Jackson, who plans on retiring after the 2016-17 school year, will take 93 band and orchestra students who were chosen by audition. This is the first trip which will include band students, expanding what was only a string orchestra into a full orchestra.

“I knew before I retired I wanted to bring a full symphony orchestra to New York,” Jackson said. “Each trip is different, and I wanted this music to sound better than anything we had played before.

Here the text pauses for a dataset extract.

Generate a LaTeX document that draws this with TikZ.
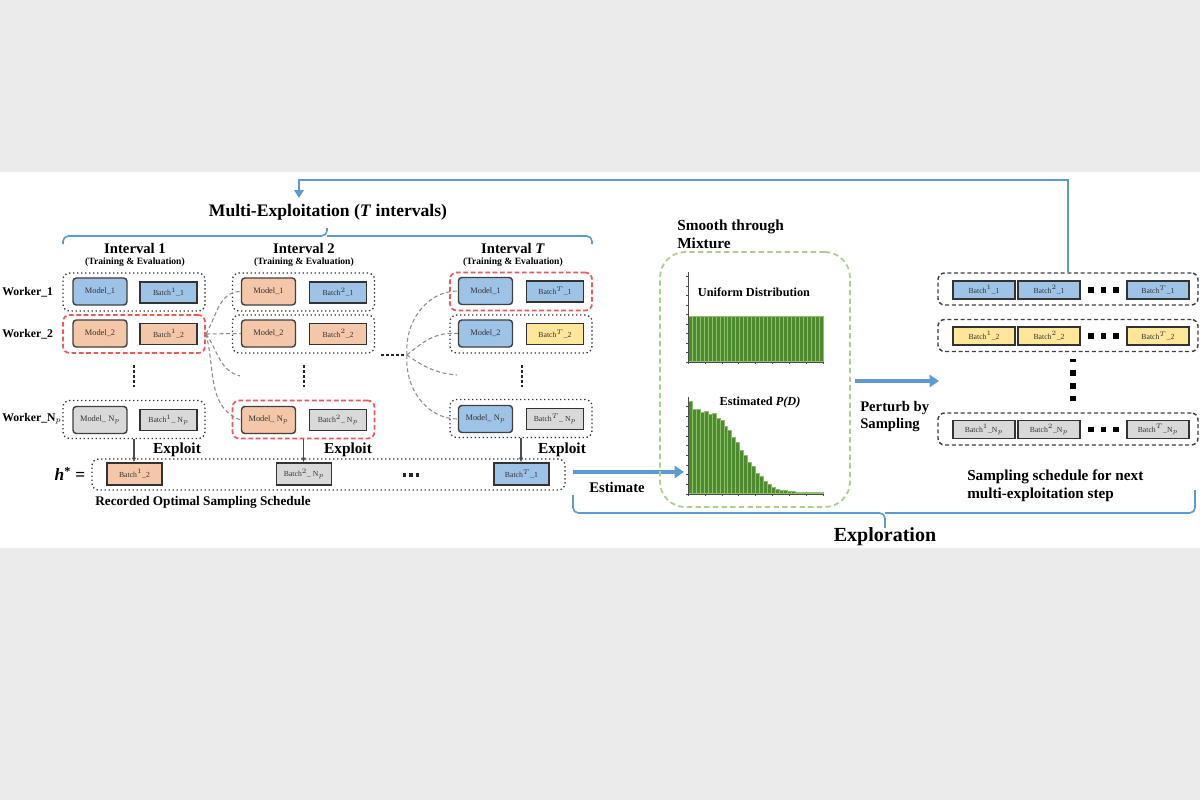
\documentclass[tikz,border=0pt]{standalone}
\usepackage{fontspec}
\setmainfont{Liberation Serif}
\usetikzlibrary{arrows.meta,calc}
\definecolor{bgGrey}{HTML}{EBEBEB}
\definecolor{cBlue}{HTML}{9DC3E6}
\definecolor{cPeach}{HTML}{F4C7A8}
\definecolor{cYellow}{HTML}{FFE699}
\definecolor{cGrey}{HTML}{D9D9D9}
\definecolor{lineBlue}{HTML}{5B9BD5}
\definecolor{redDash}{HTML}{F25757}
\definecolor{greenDash}{HTML}{A9D18E}
\definecolor{barG}{HTML}{4E8A2E}
\definecolor{barL}{HTML}{8DC06A}
\newcommand\btch[2]{Batch$^{#1}$\_#2}
\newcommand\fsz[1]{\fontsize{#1}{#1}\selectfont\bfseries}
\newcommand\fszl[2]{\fontsize{#1}{#2}\selectfont\bfseries}
\tikzset{
 modelbox/.style={draw=black!75, line width=1.1pt, rounded corners=2.5pt, minimum width=40.5pt, minimum height=20.25pt, inner sep=0pt, font=\fontsize{6.3}{7}\selectfont, text=black!80},
 batchbox/.style={draw=black!80, line width=1.1pt, minimum width=42.75pt, minimum height=15.75pt, inner sep=0pt, font=\fontsize{5.8}{7}\selectfont, text=black!80},
 workerbox/.style={draw=black!80, dotted, line width=1pt, rounded corners=5pt, minimum width=106.5pt, minimum height=28.5pt, inner sep=0pt},
 redbox/.style={workerbox, draw=redDash, dash pattern=on 3.5pt off 2pt, line width=1.3pt},
 rowbox/.style={draw=black!75, dash pattern=on 3pt off 2pt, line width=1.1pt, rounded corners=5pt, minimum width=195pt, minimum height=24pt, inner sep=0pt},
 rbatch/.style={draw=black!80, line width=1pt, minimum width=46.5pt, minimum height=13.5pt, inner sep=0pt, font=\fontsize{5.8}{7}\selectfont, text=black!80},
 fan/.style={draw=gray!90, line width=0.8pt, dash pattern=on 3pt off 2pt},
 vdots/.style={line width=2pt, dash pattern=on 2pt off 1.8pt, black!85},
 sq/.style={fill=black, minimum size=3.8pt, inner sep=0pt},
 exploitarrow/.style={draw=black!70, line width=0.8pt, -{Latex[length=3.5pt,width=3.5pt]}},
 bigarrow/.style={draw=lineBlue, line width=2.4pt, -{Triangle[length=7pt,width=9pt]}},
 brace/.style={draw=lineBlue, line width=1.2pt, rounded corners=4pt},
 lbl/.style={inner sep=0pt, font=\fsz{11}},
 bar/.style={fill=barG, draw=barL, line width=0.35pt},
 axisline/.style={draw=black!70, line width=0.6pt}
}
\begin{document}
\begin{tikzpicture}[x=0.75pt,y=-0.75pt]
\useasboundingbox (0,0) rectangle (1200,800);
\fill[bgGrey] (0,0) rectangle (1200,800);
\fill[white] (0,172) rectangle (1200,548);

% ---------- title and brace
\node[lbl, font=\fsz{13.2}] (title) at (328,212) {Multi-Exploitation (\textit{T} intervals)};
\draw[brace] (63,244) |- (327,236) -- (327,228);
\draw[brace] (327,236) -| (592,244);

% interval headings
\node[lbl] (int1) at (135,248) {Interval 1};
\node[lbl, font=\fsz{7.2}] (te1) at (135,262) {(Training \& Evaluation)};
\node[lbl] (int2) at (304,248) {Interval 2};
\node[lbl, font=\fsz{7.2}] (te2) at (304,262) {(Training \& Evaluation)};
\node[lbl] (intT) at (513,248) {Interval \textit{T}};
\node[lbl, font=\fsz{7.2}] (teT) at (513,262) {(Training \& Evaluation)};

% worker labels
\node[lbl, font=\fsz{8.8}, anchor=west] (wk1) at (2,292) {Worker\_1};
\node[lbl, font=\fsz{8.8}, anchor=west] (wk2) at (2,334) {Worker\_2};
\node[lbl, font=\fsz{8.8}, anchor=west] (wkn) at (2,419) {Worker\_N$_p$};

% ---------- column 1
\node[workerbox] (w11) at (134,292) {};
\node[redbox] (w12) at (134,334) {};
\node[workerbox] (w1n) at (134,419.5) {};
\node[modelbox, fill=cBlue] (m11) at (100,291.5) {Model\_1};
\node[batchbox, fill=cBlue] (b11) at (168.5,292.5) {\btch{1}{1}};
\node[modelbox, fill=cPeach] (m12) at (100,333.5) {Model\_2};
\node[batchbox, fill=cPeach] (b12) at (168.5,334) {\btch{1}{2}};
\node[modelbox, fill=cGrey] (m1n) at (100,420) {Model\_ N$_p$};
\node[batchbox, fill=cGrey] (b1n) at (168.5,420) {\btch{1}{ N$_p$}};
\draw[vdots] (134,365) -- (134,387);

% ---------- column 2
\node[workerbox] (w21) at (303.5,292) {};
\node[workerbox] (w22) at (303.5,334) {};
\node[redbox] (w2n) at (303.5,419.5) {};
\node[modelbox, fill=cPeach] (m21) at (268.5,291.5) {Model\_1};
\node[batchbox, fill=cBlue] (b21) at (338,292.5) {\btch{2}{1}};
\node[modelbox, fill=cPeach] (m22) at (268.5,333.5) {Model\_2};
\node[batchbox, fill=cPeach] (b22) at (338,334) {\btch{2}{2}};
\node[modelbox, fill=cPeach] (m2n) at (268.5,420) {Model\_ N$_p$};
\node[batchbox, fill=cGrey] (b2n) at (338,420) {\btch{2}{ N$_p$}};
\draw[vdots] (304,365) -- (304,387);

% ---------- column T
\node[redbox] (wt1) at (521,291.5) {};
\node[workerbox] (wt2) at (521,334) {};
\node[workerbox] (wtn) at (521,418.5) {};
\node[modelbox, fill=cBlue] (mt1) at (485.5,291) {Model\_1};
\node[batchbox, fill=cBlue] (bt1) at (555,291.5) {\btch{T}{1}};
\node[modelbox, fill=cBlue] (mt2) at (485.5,333.5) {Model\_2};
\node[batchbox, fill=cYellow] (bt2) at (555,334) {\btch{T}{2}};
\node[modelbox, fill=cBlue] (mtn) at (485.5,419) {Model\_ N$_p$};
\node[batchbox, fill=cGrey] (btn) at (555,419) {\btch{T}{ N$_p$}};
\draw[vdots] (522,365) -- (522,387);

% ---------- fans
\coordinate (o1) at (206,334);
\coordinate (free1) at (240,376);
\draw[fan] (o1) to[out=60,in=180] (m21.west);
\draw[fan] (o1) -- (m22.west);
\draw[fan] (o1) to[out=-55,in=165] (free1);
\draw[fan] (o1) to[out=-75,in=160] (m2n.west);

\draw[vdots] (381,355) -- (404,355);
\coordinate (o2) at (407,355);
\coordinate (free2) at (457,375);
\draw[fan] (o2) to[out=95,in=180] (mt1.west);
\draw[fan] (o2) to[out=40,in=175] (mt2.west);
\draw[fan] (o2) to[out=-35,in=175] (free2);
\draw[fan] (o2) to[out=-95,in=180] (mtn.west);

% ---------- h* row
\node[workerbox, minimum width=354.75pt, minimum height=23.25pt] (hstar) at (328.5,474.5) {};
\node[lbl, font=\fsz{13}] (hlabel) at (70,474) {\textit{h}\textsuperscript{*} =};
\node[batchbox, fill=cPeach, minimum width=41.25pt, minimum height=16.5pt] (h1) at (134.5,474) {\btch{1}{2}};
\node[batchbox, fill=cGrey, minimum width=41.25pt, minimum height=16.5pt] (h2) at (304,474) {\btch{2}{ N$_p$}};
\node[batchbox, fill=cBlue, minimum width=41.25pt, minimum height=16.5pt] (h3) at (521.5,474) {\btch{T}{1}};
\draw[vdots, dash pattern=on 2.4pt off 2.4pt, line width=2.4pt] (403,475) -- (420,475);
\draw[exploitarrow] (w1n.south) -- (w1n.south |- h1.north);
\draw[exploitarrow] (w2n.south) -- (w2n.south |- h2.north);
\draw[exploitarrow] (wtn.south) -- (wtn.south |- h3.north);
\node[lbl, font=\fsz{11.5}] (ex1) at (177,450) {Exploit};
\node[lbl, font=\fsz{11.5}] (ex2) at (348,450) {Exploit};
\node[lbl, font=\fsz{11.5}] (ex3) at (562,450) {Exploit};
\node[lbl, font=\fsz{9.9}] (rec) at (203,502) {Recorded Optimal Sampling Schedule};

% ---------- estimate arrow
\coordinate (estS) at (573,472);
\coordinate (estE) at (684,472);
\draw[bigarrow] (estS) -- (estE);
\node[lbl] (estl) at (617,487) {Estimate};

% ---------- mixture box
\node[draw=greenDash, dash pattern=on 4pt off 2.5pt, line width=1.3pt, rounded corners=19pt, minimum width=142.5pt, minimum height=191.25pt, inner sep=0pt] (mix) at (755,379.5) {};
\node[lbl, anchor=west, align=left, font=\fszl{11.5}{13.5}] (smooth) at (677,234) {Smooth through\\Mixture};

% uniform histogram
\foreach \i in {0,...,33} \draw[bar] ({688+\i*3.97},361) rectangle ++(3.97,-45);
\draw[axisline] (688,272) -- (688,362) -- (823,362);
\foreach \t in {0,...,9} \draw[axisline, line width=0.4pt] (688,{362-\t*9.5}) -- ++(-2,0);
\foreach \t in {0,...,8} \draw[axisline, line width=0.4pt] ({688+\t*16.9},362) -- ++(0,2);
\node[lbl, font=\fsz{9.2}] (unif) at (754,292) {Uniform Distribution};

% estimated histogram
\foreach \h [count=\i from 0] in {92,84,84,81,82,79,80,75,73,67,63,56,51,43,38,31,27,20,17,12,9,6,4,3,3,2,1.5,1,1,1,0.8,0.6,0.5,0.5}
  \draw[bar] ({688+\i*3.97},493) rectangle ++(3.97,-\h);
\draw[axisline] (688,397) -- (688,494) -- (823,494);
\foreach \t in {0,...,9} \draw[axisline, line width=0.4pt] (688,{494-\t*9.7}) -- ++(-2,0);
\foreach \t in {0,...,8} \draw[axisline, line width=0.4pt] ({688+\t*16.9},494) -- ++(0,2);
\node[lbl, font=\fsz{9.2}] (estp) at (760,403) {Estimated \textit{P(D)}};

% ---------- perturb arrow
\coordinate (pS) at (855,381);
\coordinate (pE) at (939,381);
\draw[bigarrow] (pS) -- (pE);
\node[lbl, anchor=west, align=left, font=\fszl{11}{12.8}] (perturb) at (860,416.5) {Perturb by\\Sampling};

% ---------- right schedule
\node[rowbox] (r1) at (1068,289) {};
\node[rowbox] (r2) at (1068,335.5) {};
\node[rowbox] (r3) at (1068,429) {};
\node[rbatch, fill=cBlue] (r1a) at (984,290) {\btch{1}{1}};
\node[rbatch, fill=cBlue] (r1b) at (1049,290) {\btch{2}{1}};
\node[rbatch, fill=cBlue] (r1c) at (1158,290) {\btch{T}{1}};
\node[rbatch, fill=cYellow] (r2a) at (984,336) {\btch{1}{2}};
\node[rbatch, fill=cYellow] (r2b) at (1049,336) {\btch{2}{2}};
\node[rbatch, fill=cYellow] (r2c) at (1158,336) {\btch{T}{2}};
\node[rbatch, fill=cGrey] (r3a) at (984,429.5) {\btch{1}{N$_p$}};
\node[rbatch, fill=cGrey] (r3b) at (1049,429.5) {\btch{2}{N$_p$}};
\node[rbatch, fill=cGrey] (r3c) at (1158,429.5) {\btch{T}{N$_p$}};
\foreach \yy/\nm in {290/a,336/b,429.5/c} {
  \node[sq] (d1\nm) at (1091,\yy) {};
  \node[sq] (d2\nm) at (1103.5,\yy) {};
  \node[sq] (d3\nm) at (1116,\yy) {};
}
\node[sq, minimum height=2.5pt] (v0) at (1073,360.5) {};
\node[sq] (v1) at (1073,373) {};
\node[sq] (v2) at (1073,386) {};
\node[sq] (v3) at (1073,398.5) {};
\node[lbl, anchor=west, align=left, font=\fszl{11.4}{13.5}] (nextlbl) at (967,486) {Sampling schedule for next\\multi-exploitation step};

% ---------- feedback arrow
\coordinate (fbTop) at (1068,180);
\coordinate (fbEnd) at (299,198);
\draw[draw=lineBlue, line width=2pt, -{Triangle[length=6pt,width=7pt]}] (r1.north) -- (r1.north |- fbTop) -| (fbEnd);

% ---------- exploration brace
\draw[brace] (573,495) |- (885,513) -- (885,528);
\draw[brace] (885,513) -| (1195,490);
\node[lbl, font=\fsz{15}] (explor) at (885,537) {Exploration};
\end{tikzpicture}
\end{document}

Knowing that the additional band instruments could add depth to our sound, I decided to give band students the opportunity to audition to come to Carnegie.”

KHS students will fly to New York, attend a Broadway show, tour Chinatown and other attractions and perform at Carnegie Hall March 3-6. The orchestra previously travelled to New York City on their first trip to compete at the Heritage Music Festival, in 2010 to perform at Carnegie Hall and in 2013 to play in Alice Tully Hall at Lincoln Center.

Clare Killian, senior, went in 2013 as a freshman and said the best part was performing in Alice Tully Hall, but said the trip was too short.

“We were only there three days, so being in New York City of all places it seemed kind of silly we didn’t spend more time immersing ourselves in the city,” Killian said. “There were also so many of us, making transportation more difficult.”

Jenna Dyroff, freshman, is most nervous about losing a family-like atmosphere during class because of the side effects of the trip.

“I’m afraid everyone is going to be so focused on fixing every single flaw that we’re not going to have many more relaxed days before [Jackson] retires,” she said. “We’re going to be afraid of messing everything up, so we’ll be focusing hard and trying to avoid ruining [Jackson’s] last trip.”

Dyroff said she’s most excited for the quality of music the orchestra is going to make.

“It’s a really good feeling when all of the kids are there for the same reason and the same goal: to play the best we can for Mr. Jackson,” she said.